Ethereum (ETH) has seen a strong surge over the past week, pushing its price to around $2,330.
The cryptocurrency has gained significant momentum, rising more than 14% in just seven days.
The uptrend shows signs of continuation, with price action forming higher lows and breaking above the 100-hour simple moving average.
Bulls are in control but must overcome the $2,380–$2,400 resistance to extend gains.
A decisive move above this level could open the door for a push toward $2,500 and even higher.
At the same time, CME futures gaps suggest that sudden retracements are possible.
Therefore, traders should remain vigilant, balancing the potential upside with the risk of short-term swings.
From a technical analysis standpoint, technical indicators suggest that Ethereum’s momentum remains solid.

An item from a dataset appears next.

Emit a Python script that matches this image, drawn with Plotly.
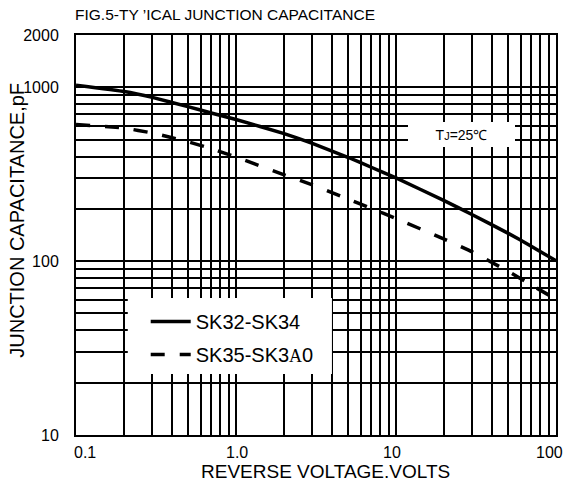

The hourly Relative Strength Index (RSI) is above 50, indicating strength in the short-term trend, while the Moving Average Convergence Divergence (MACD) is signaling bullish momentum, supporting the case for a potential breakout.

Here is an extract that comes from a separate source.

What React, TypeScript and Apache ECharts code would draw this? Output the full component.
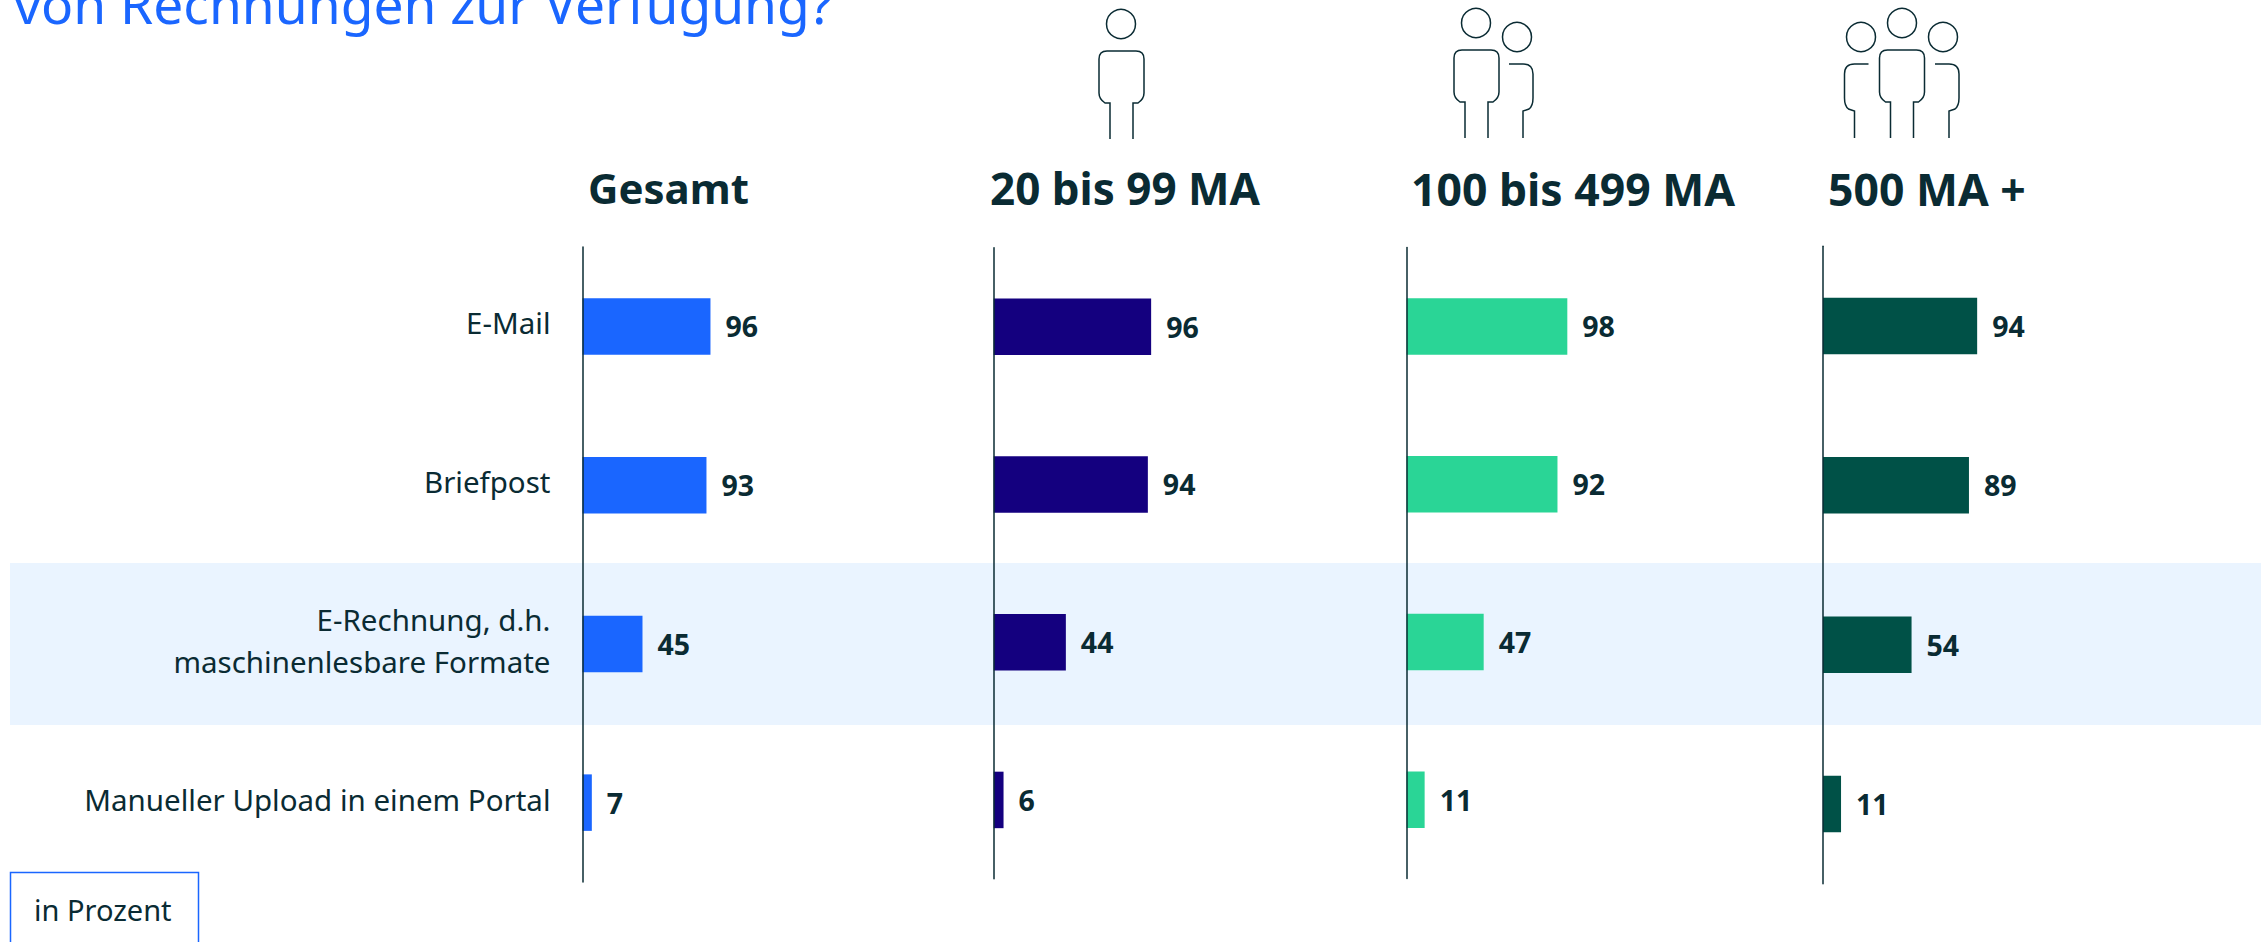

In the short-term, Ethereum faces immediate resistance between $2,380 and $2,400.
This zone has acted as strong resistance, and corresponds with the 38.2% Fibbonnacci retracement level after the cryptocurrency plunged from its January highs to a low of around $1,758 in February.

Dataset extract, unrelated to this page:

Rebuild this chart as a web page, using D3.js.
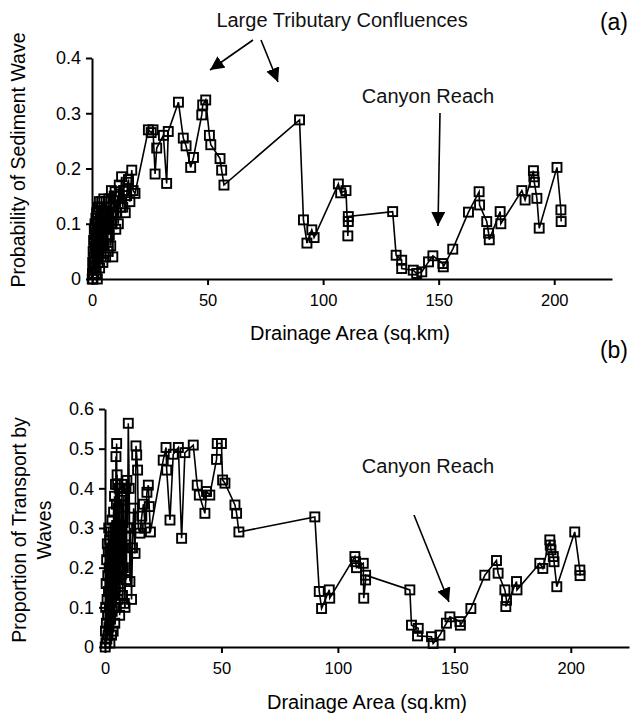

If bulls can maintain momentum and clear this resistance, the next targets are likely to be $2,500, $3,046, and possibly $3,396.
However, traders should be mindful that even within an uptrend, the price often tests lower zones before resuming its rally.
On the downside, support has formed near $2,320, with stronger levels at $2,260 and $2,150.
A failure to hold above these levels could trigger a short-term pullback.
Ethereum’s rally reflects renewed investor confidence and the broader strength of the crypto market.
Despite the positive momentum, Ethereum’s path toward $2,500 may not be smooth.
Recent CME futures gaps could create temporary pullbacks as the market attempts to fill these voids.
Data analysts CW on March 17 highlighted a new CME gap that formed at $2117 after ETH filled the first CME gap a day before.
These gaps often act as magnets, attracting price toward them, which can lead to short-term volatility.
A gap fill could trigger liquidations of leveraged long positions, causing abrupt downward moves even in the context of a bullish trend.
Therefore, traders should exercise caution and monitor the key support zones closely.
The current market structure suggests that if Ethereum holds above $2,320 and clears $2,380, the rally could gain renewed strength.
Conversely, a drop below $2,260 could bring the CME gap into play, increasing the likelihood of short-term corrections.